To the Editor:
Niall Ferguson and Laurence J. Kotlikoff's new method of accounting -- generational accounting -- suffers from the same weakness as other forms: what you get out of it depends on what you put in ("The Degeneration of EMU," March/April 2000).
They conclude that European governments face a choice between unprecedented tax hikes or drastic government spending cuts, based on the assumption that current policies apply forever. But governments can learn. Some European governments have already made changes to ensure that their pension systems will be reasonably robust in the future. Those that have yet to implement changes, such as the French government, are only waiting for an electorally favorable period to act. Ferguson and Kotlikoff's argument implicitly excludes solutions that would not only be simple to implement but might even prove highly popular.

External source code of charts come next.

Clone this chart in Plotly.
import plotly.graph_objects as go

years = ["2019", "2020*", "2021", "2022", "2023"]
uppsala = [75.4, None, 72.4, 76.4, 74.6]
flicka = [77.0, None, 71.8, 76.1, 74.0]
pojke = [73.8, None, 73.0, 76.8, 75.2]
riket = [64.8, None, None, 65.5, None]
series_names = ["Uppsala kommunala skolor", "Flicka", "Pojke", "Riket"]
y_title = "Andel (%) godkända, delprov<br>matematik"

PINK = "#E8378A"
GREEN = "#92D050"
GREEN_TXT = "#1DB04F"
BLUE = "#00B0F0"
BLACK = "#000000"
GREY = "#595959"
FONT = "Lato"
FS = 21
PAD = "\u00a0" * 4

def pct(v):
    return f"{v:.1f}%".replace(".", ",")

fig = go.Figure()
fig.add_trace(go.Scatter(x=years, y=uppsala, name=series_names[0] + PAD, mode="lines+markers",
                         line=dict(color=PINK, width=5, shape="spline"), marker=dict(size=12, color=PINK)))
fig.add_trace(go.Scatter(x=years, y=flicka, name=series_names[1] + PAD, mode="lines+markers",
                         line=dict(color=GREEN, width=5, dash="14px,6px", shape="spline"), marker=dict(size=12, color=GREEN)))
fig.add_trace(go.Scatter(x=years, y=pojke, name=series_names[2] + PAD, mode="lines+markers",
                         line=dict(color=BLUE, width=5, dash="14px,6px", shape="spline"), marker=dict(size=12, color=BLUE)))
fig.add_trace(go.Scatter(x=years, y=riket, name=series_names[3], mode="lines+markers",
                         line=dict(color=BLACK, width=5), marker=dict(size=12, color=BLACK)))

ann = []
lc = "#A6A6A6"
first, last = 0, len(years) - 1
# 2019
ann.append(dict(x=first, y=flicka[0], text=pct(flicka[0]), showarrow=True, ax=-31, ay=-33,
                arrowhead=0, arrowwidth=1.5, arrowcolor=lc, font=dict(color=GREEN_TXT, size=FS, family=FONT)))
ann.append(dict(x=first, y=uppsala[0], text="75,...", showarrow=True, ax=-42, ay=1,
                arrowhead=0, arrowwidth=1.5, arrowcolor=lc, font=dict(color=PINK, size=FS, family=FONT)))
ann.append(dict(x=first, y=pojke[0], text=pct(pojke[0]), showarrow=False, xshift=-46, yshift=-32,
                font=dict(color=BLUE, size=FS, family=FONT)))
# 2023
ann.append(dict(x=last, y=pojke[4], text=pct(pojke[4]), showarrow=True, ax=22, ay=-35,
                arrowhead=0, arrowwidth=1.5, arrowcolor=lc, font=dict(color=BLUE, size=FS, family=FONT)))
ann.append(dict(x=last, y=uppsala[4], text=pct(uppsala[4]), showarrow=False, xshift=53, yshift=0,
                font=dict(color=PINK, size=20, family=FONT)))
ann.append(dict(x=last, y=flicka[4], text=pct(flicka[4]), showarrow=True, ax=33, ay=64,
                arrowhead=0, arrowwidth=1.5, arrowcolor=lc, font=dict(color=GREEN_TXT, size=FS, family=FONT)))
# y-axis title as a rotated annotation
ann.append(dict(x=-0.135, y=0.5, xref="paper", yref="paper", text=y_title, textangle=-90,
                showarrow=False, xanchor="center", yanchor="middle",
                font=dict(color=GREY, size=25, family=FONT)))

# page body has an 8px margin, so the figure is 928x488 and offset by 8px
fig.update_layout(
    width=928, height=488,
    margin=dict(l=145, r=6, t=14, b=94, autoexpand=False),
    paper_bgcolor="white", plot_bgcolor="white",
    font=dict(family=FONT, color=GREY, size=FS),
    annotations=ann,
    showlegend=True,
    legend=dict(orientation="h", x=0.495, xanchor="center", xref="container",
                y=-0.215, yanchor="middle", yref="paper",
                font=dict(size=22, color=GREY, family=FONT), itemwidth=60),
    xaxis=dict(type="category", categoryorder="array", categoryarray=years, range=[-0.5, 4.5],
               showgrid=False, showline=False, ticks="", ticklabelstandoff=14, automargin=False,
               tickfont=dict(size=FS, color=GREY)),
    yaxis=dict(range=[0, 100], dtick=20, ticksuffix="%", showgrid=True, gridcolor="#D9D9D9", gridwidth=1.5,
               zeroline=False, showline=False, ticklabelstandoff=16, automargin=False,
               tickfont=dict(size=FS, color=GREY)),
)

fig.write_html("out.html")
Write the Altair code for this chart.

European governments are in a tangle partly because, in the wake of the first two oil-price shocks, many of them decided to pay old workers to stop working, introducing attractive early-retirement schemes. The effective age of retirement has fallen steadily. The idea was that old workers would leave so that young workers could find jobs. This policy has probably made inflation pressures worse and reduced output -- in other words, made European unemployment worse, not better.
Once implemented, reforms of this kind are extremely difficult to reverse. The problem now is to get people to stay at their jobs longer. If successful, this would considerably ameliorate the budgetary problems.
In high-tax Europe, persuading people to stick to their jobs should be easy. Governments could exempt, or partially exempt, from income tax those who continue working past the standard retirement age. The supply of mature labor would increase by leaps and bounds. Perhaps then, the economic and monetary union (EMU) would survive.